** Begin Stored rows **

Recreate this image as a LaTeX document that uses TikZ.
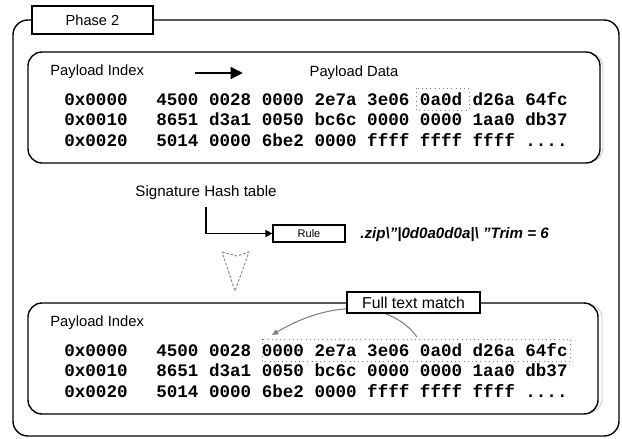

** End Stored rows **
** Begin Stored rows **

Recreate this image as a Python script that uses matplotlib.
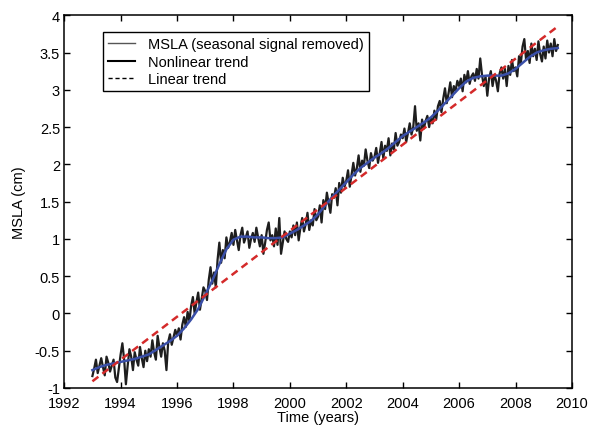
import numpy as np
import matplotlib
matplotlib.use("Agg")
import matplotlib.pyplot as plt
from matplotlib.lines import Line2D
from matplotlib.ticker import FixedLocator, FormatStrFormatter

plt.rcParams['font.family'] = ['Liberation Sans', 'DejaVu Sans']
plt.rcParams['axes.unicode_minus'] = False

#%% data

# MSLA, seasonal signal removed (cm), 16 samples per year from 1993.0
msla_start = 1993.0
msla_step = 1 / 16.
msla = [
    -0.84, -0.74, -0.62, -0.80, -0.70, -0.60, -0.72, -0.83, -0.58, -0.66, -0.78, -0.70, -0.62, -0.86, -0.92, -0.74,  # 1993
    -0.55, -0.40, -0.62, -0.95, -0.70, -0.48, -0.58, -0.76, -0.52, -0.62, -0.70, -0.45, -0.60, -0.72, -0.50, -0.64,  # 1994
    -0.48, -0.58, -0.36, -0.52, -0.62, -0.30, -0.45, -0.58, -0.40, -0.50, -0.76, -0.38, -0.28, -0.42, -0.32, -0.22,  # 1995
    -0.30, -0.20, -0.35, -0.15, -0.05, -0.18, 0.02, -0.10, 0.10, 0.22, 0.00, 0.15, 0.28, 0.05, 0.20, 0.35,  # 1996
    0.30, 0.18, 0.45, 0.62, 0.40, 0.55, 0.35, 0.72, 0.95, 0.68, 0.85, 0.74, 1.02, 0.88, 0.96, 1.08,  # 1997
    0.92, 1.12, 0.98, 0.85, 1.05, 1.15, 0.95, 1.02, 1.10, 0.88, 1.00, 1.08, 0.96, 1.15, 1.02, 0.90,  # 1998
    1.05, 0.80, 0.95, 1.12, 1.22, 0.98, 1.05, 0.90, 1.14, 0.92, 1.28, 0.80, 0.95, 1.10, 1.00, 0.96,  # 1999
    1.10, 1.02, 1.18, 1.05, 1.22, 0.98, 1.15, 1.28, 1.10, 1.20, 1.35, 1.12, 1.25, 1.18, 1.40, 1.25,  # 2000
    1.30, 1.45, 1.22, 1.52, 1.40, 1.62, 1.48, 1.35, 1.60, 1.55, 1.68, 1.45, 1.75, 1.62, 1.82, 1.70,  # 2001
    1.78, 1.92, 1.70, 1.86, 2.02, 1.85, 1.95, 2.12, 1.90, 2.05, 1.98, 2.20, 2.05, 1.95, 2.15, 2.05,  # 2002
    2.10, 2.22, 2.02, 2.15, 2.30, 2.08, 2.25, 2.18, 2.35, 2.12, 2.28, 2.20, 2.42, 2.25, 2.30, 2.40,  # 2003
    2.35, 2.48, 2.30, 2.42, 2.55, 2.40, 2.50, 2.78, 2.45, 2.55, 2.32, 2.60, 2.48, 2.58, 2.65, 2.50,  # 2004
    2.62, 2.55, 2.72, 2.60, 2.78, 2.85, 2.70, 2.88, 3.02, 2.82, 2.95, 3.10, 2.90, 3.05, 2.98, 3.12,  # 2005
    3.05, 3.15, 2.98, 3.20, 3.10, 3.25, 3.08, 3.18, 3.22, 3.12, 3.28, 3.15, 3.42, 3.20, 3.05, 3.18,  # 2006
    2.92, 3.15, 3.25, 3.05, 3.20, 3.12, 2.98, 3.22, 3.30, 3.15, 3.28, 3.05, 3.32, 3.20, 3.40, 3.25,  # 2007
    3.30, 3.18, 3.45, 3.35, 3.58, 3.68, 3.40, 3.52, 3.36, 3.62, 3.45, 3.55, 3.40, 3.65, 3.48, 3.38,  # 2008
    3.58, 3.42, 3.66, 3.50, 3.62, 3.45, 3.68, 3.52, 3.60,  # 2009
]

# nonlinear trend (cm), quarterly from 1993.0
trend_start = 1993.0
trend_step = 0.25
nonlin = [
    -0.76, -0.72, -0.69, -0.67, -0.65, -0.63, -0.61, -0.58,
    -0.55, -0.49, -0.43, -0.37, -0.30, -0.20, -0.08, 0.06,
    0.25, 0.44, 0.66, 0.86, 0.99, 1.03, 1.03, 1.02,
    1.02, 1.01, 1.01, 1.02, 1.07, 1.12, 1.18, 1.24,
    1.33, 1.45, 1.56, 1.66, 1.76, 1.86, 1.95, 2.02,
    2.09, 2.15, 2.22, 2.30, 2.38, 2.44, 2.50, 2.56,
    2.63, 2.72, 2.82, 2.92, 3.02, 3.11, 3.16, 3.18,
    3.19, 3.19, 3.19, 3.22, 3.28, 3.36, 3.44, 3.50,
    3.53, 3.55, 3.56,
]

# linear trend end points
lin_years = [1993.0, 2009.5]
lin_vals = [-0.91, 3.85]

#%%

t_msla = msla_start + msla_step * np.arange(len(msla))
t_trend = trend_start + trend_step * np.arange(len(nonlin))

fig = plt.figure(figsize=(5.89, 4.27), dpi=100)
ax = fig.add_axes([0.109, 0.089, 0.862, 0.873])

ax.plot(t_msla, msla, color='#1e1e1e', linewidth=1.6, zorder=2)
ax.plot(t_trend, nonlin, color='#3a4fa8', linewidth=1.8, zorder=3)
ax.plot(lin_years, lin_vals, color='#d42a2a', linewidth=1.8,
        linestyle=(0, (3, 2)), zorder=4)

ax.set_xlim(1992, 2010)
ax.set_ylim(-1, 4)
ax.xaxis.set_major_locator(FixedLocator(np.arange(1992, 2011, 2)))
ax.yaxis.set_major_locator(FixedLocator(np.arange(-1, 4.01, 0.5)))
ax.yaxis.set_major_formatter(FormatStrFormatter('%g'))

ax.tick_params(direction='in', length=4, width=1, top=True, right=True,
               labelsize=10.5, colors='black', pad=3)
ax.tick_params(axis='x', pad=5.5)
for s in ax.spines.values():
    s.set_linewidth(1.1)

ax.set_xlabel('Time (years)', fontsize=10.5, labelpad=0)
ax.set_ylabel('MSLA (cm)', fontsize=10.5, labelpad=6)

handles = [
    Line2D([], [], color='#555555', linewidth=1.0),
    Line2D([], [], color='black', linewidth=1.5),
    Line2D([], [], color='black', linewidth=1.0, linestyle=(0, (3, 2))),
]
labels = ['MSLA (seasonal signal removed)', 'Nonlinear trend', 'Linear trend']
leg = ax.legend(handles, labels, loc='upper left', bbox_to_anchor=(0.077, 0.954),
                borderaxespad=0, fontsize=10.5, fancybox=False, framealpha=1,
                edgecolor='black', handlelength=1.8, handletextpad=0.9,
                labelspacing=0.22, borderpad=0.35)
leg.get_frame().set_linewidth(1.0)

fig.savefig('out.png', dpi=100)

** End Stored rows **
** Begin Stored rows **

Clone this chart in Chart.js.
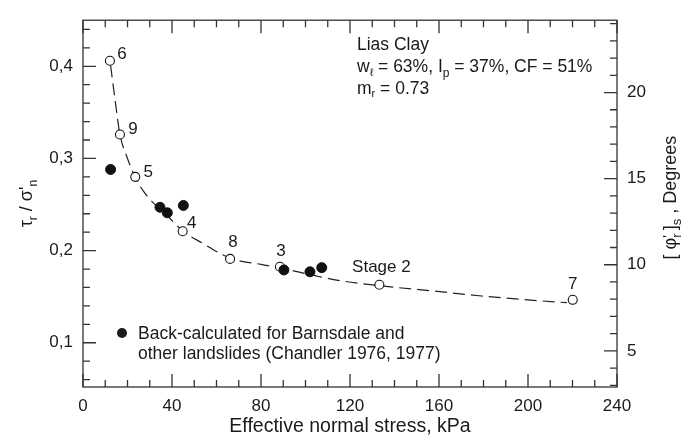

** End Stored rows **

Description of the task: Write out again exactly the lines above from the one with "Recreate this image as a Python" through the one with "#%% data", adding no other lines and no pictures.

Output below:
Recreate this image as a Python script that uses matplotlib.
import numpy as np
import matplotlib
matplotlib.use("Agg")
import matplotlib.pyplot as plt
from matplotlib.lines import Line2D
from matplotlib.ticker import FixedLocator, FormatStrFormatter

plt.rcParams['font.family'] = ['Liberation Sans', 'DejaVu Sans']
plt.rcParams['axes.unicode_minus'] = False

#%% data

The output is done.